--- BEGIN ---
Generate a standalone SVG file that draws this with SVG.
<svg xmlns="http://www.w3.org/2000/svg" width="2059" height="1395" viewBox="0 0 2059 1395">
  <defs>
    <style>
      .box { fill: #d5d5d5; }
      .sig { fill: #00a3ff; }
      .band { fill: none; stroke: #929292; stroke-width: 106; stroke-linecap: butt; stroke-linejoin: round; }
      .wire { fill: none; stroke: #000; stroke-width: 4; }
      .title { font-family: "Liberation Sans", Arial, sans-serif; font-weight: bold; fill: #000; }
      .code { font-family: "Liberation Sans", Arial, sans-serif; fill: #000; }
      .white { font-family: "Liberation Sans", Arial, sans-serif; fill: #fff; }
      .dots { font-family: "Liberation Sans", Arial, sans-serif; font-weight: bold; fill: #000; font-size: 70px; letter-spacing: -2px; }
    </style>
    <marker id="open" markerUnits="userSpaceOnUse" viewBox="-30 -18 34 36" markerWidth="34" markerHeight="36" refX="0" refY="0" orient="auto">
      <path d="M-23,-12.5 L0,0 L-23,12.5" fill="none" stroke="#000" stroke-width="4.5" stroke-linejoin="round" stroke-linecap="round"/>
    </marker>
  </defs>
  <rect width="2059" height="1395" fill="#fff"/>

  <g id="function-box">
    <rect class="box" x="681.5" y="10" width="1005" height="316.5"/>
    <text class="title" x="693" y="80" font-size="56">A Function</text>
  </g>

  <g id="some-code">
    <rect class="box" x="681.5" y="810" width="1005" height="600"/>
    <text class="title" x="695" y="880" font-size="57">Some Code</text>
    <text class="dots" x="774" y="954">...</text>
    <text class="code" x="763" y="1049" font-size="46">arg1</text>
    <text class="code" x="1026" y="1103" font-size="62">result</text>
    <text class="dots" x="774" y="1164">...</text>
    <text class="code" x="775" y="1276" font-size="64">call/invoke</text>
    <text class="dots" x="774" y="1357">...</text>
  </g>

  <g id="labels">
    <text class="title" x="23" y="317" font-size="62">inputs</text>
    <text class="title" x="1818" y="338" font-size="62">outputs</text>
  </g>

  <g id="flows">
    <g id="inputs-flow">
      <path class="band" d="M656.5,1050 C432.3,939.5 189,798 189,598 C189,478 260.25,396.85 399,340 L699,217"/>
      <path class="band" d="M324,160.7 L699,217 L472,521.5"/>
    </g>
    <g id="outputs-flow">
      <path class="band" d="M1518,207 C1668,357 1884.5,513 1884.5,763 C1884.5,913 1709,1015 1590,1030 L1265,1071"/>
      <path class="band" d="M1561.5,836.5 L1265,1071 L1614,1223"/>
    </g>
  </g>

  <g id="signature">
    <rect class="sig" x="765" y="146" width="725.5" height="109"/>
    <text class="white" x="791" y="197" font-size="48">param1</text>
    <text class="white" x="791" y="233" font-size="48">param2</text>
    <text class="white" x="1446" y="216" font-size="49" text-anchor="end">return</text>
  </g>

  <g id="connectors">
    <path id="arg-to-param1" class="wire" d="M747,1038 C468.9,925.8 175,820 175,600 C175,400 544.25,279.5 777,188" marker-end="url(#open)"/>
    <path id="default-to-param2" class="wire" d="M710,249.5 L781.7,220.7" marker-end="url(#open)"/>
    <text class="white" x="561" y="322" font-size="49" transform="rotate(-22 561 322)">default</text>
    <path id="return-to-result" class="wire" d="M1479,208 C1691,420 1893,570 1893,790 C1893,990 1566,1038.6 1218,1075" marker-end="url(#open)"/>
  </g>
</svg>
--- END ---
→ **PROBLEM TO WORK ON**
Reproduce all of the data exactly as given.

→ **EXERCISE OUTPUT**
Generate a standalone SVG file that draws this with SVG.
<svg xmlns="http://www.w3.org/2000/svg" width="2059" height="1395" viewBox="0 0 2059 1395">
  <defs>
    <style>
      .box { fill: #d5d5d5; }
      .sig { fill: #00a3ff; }
      .band { fill: none; stroke: #929292; stroke-width: 106; stroke-linecap: butt; stroke-linejoin: round; }
      .wire { fill: none; stroke: #000; stroke-width: 4; }
      .title { font-family: "Liberation Sans", Arial, sans-serif; font-weight: bold; fill: #000; }
      .code { font-family: "Liberation Sans", Arial, sans-serif; fill: #000; }
      .white { font-family: "Liberation Sans", Arial, sans-serif; fill: #fff; }
      .dots { font-family: "Liberation Sans", Arial, sans-serif; font-weight: bold; fill: #000; font-size: 70px; letter-spacing: -2px; }
    </style>
    <marker id="open" markerUnits="userSpaceOnUse" viewBox="-30 -18 34 36" markerWidth="34" markerHeight="36" refX="0" refY="0" orient="auto">
      <path d="M-23,-12.5 L0,0 L-23,12.5" fill="none" stroke="#000" stroke-width="4.5" stroke-linejoin="round" stroke-linecap="round"/>
    </marker>
  </defs>
  <rect width="2059" height="1395" fill="#fff"/>

  <g id="function-box">
    <rect class="box" x="681.5" y="10" width="1005" height="316.5"/>
    <text class="title" x="693" y="80" font-size="56">A Function</text>
  </g>

  <g id="some-code">
    <rect class="box" x="681.5" y="810" width="1005" height="600"/>
    <text class="title" x="695" y="880" font-size="57">Some Code</text>
    <text class="dots" x="774" y="954">...</text>
    <text class="code" x="763" y="1049" font-size="46">arg1</text>
    <text class="code" x="1026" y="1103" font-size="62">result</text>
    <text class="dots" x="774" y="1164">...</text>
    <text class="code" x="775" y="1276" font-size="64">call/invoke</text>
    <text class="dots" x="774" y="1357">...</text>
  </g>

  <g id="labels">
    <text class="title" x="23" y="317" font-size="62">inputs</text>
    <text class="title" x="1818" y="338" font-size="62">outputs</text>
  </g>

  <g id="flows">
    <g id="inputs-flow">
      <path class="band" d="M656.5,1050 C432.3,939.5 189,798 189,598 C189,478 260.25,396.85 399,340 L699,217"/>
      <path class="band" d="M324,160.7 L699,217 L472,521.5"/>
    </g>
    <g id="outputs-flow">
      <path class="band" d="M1518,207 C1668,357 1884.5,513 1884.5,763 C1884.5,913 1709,1015 1590,1030 L1265,1071"/>
      <path class="band" d="M1561.5,836.5 L1265,1071 L1614,1223"/>
    </g>
  </g>

  <g id="signature">
    <rect class="sig" x="765" y="146" width="725.5" height="109"/>
    <text class="white" x="791" y="197" font-size="48">param1</text>
    <text class="white" x="791" y="233" font-size="48">param2</text>
    <text class="white" x="1446" y="216" font-size="49" text-anchor="end">return</text>
  </g>

  <g id="connectors">
    <path id="arg-to-param1" class="wire" d="M747,1038 C468.9,925.8 175,820 175,600 C175,400 544.25,279.5 777,188" marker-end="url(#open)"/>
    <path id="default-to-param2" class="wire" d="M710,249.5 L781.7,220.7" marker-end="url(#open)"/>
    <text class="white" x="561" y="322" font-size="49" transform="rotate(-22 561 322)">default</text>
    <path id="return-to-result" class="wire" d="M1479,208 C1691,420 1893,570 1893,790 C1893,990 1566,1038.6 1218,1075" marker-end="url(#open)"/>
  </g>
</svg>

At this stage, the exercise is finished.